Exercise directions:
Go through the listing and return every line with "this" in it.

(Plotting code records)
..........

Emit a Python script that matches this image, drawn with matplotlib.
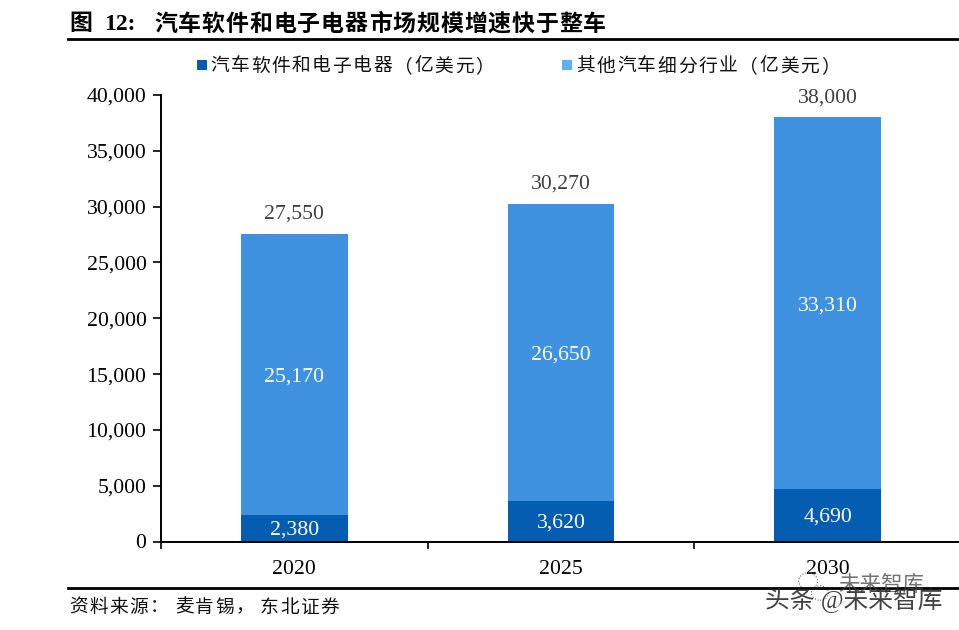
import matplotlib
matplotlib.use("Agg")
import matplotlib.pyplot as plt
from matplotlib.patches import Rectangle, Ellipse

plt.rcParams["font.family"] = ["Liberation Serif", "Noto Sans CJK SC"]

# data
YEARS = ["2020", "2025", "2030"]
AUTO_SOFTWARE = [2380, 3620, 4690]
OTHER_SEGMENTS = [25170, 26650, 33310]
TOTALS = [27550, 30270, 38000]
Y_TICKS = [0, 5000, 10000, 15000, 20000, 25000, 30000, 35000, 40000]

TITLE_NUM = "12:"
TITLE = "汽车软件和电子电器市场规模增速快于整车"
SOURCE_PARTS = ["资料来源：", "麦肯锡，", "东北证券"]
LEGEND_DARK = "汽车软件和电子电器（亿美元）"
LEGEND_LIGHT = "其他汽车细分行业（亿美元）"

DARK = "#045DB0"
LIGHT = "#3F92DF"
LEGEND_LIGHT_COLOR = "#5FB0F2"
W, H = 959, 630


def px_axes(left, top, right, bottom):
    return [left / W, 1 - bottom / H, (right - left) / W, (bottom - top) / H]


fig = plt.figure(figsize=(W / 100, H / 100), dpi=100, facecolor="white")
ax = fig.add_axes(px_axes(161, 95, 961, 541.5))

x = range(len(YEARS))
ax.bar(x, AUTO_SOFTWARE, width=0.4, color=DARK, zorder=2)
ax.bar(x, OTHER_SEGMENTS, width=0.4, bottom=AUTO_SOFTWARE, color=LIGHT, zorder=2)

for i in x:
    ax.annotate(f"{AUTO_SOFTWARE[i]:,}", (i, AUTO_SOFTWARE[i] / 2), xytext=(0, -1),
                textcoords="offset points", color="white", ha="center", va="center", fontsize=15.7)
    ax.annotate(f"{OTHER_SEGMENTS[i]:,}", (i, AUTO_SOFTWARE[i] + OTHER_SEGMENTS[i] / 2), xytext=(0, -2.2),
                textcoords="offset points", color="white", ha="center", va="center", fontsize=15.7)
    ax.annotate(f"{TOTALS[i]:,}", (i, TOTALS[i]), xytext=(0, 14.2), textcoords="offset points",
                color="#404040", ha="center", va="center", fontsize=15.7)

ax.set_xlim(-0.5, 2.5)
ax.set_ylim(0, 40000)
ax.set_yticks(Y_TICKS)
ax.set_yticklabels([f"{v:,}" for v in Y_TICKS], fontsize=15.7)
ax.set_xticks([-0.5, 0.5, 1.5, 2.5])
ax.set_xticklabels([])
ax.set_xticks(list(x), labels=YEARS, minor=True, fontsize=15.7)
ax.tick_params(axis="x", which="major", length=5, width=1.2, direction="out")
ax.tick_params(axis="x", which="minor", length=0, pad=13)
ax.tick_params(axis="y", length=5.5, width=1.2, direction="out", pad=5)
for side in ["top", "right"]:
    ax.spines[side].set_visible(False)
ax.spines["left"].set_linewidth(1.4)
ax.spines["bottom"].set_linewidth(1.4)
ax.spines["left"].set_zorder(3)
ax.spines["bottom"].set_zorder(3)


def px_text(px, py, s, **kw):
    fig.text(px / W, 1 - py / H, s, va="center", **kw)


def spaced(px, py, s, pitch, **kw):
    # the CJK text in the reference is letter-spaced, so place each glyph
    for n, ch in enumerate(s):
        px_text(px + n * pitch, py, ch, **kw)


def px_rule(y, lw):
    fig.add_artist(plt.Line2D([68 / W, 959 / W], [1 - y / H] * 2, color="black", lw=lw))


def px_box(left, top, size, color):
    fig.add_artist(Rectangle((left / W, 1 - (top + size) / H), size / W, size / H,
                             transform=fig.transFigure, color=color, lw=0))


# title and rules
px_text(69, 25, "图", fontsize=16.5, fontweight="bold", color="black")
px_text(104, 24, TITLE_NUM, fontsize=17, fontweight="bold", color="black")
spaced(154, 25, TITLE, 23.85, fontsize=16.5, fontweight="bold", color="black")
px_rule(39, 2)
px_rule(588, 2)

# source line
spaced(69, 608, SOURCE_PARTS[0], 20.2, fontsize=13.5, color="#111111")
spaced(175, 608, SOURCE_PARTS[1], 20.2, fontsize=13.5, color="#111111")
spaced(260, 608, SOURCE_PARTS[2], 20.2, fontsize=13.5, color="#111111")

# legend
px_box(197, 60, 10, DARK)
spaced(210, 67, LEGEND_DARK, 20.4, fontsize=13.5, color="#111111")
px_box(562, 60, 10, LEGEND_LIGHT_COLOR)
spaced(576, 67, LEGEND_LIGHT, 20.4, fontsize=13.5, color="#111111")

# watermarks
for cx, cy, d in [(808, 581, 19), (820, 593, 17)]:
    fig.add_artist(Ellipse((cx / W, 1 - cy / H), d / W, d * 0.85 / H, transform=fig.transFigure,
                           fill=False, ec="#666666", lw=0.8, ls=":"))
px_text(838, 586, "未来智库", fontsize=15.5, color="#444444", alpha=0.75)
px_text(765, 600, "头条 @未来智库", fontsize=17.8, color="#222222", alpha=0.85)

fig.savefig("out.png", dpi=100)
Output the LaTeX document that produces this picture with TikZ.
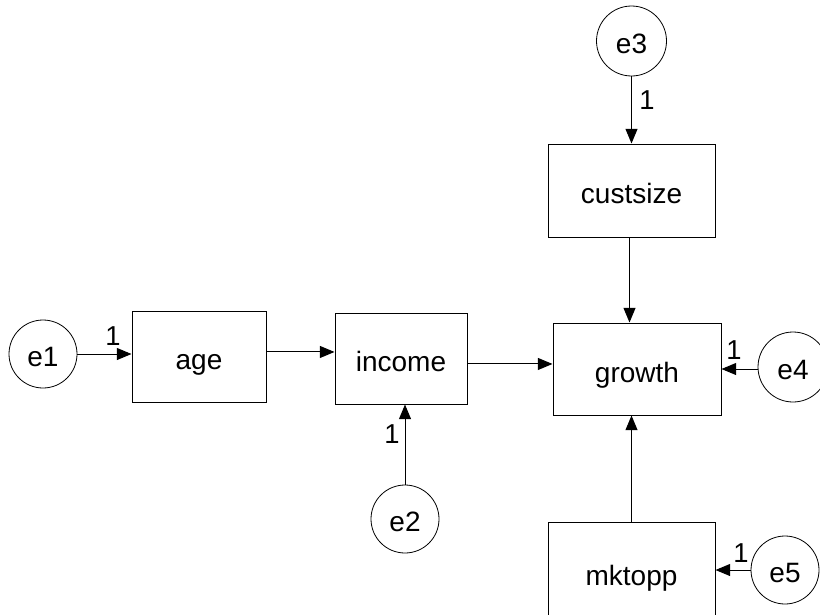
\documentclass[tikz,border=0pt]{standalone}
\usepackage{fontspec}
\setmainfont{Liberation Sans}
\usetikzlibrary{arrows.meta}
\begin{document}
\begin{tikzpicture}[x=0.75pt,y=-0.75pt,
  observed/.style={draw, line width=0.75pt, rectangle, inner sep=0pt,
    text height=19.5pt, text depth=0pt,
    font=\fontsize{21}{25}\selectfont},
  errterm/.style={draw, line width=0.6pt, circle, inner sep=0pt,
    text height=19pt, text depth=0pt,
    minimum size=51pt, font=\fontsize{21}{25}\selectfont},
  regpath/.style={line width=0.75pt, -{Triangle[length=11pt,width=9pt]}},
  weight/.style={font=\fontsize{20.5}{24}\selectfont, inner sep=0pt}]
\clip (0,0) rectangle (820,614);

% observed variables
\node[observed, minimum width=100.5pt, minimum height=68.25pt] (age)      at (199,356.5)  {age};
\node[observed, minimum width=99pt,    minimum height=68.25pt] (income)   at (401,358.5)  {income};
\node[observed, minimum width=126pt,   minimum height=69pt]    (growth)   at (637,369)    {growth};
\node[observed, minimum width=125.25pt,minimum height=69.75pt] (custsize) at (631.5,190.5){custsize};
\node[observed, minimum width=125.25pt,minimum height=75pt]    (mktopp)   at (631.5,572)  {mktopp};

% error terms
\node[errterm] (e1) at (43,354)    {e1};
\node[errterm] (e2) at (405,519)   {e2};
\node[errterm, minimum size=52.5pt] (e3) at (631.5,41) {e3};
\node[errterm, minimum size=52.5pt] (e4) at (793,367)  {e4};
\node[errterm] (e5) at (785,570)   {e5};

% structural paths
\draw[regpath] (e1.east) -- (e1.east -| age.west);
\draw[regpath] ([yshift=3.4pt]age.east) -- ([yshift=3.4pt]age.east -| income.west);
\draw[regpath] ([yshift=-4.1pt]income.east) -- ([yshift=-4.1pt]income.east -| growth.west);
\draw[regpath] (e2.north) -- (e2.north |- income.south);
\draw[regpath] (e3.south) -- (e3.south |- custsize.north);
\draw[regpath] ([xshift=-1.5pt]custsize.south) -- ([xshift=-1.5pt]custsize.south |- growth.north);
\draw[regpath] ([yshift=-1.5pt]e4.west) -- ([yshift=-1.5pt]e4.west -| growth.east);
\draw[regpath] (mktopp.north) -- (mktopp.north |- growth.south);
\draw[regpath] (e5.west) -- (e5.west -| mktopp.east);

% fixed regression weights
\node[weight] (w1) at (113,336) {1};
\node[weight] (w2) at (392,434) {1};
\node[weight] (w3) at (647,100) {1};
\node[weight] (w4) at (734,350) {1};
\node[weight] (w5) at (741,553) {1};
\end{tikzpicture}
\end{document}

..........

Answer for the task:
Emit a Python script that matches this image, drawn with matplotlib.
Output the LaTeX document that produces this picture with TikZ.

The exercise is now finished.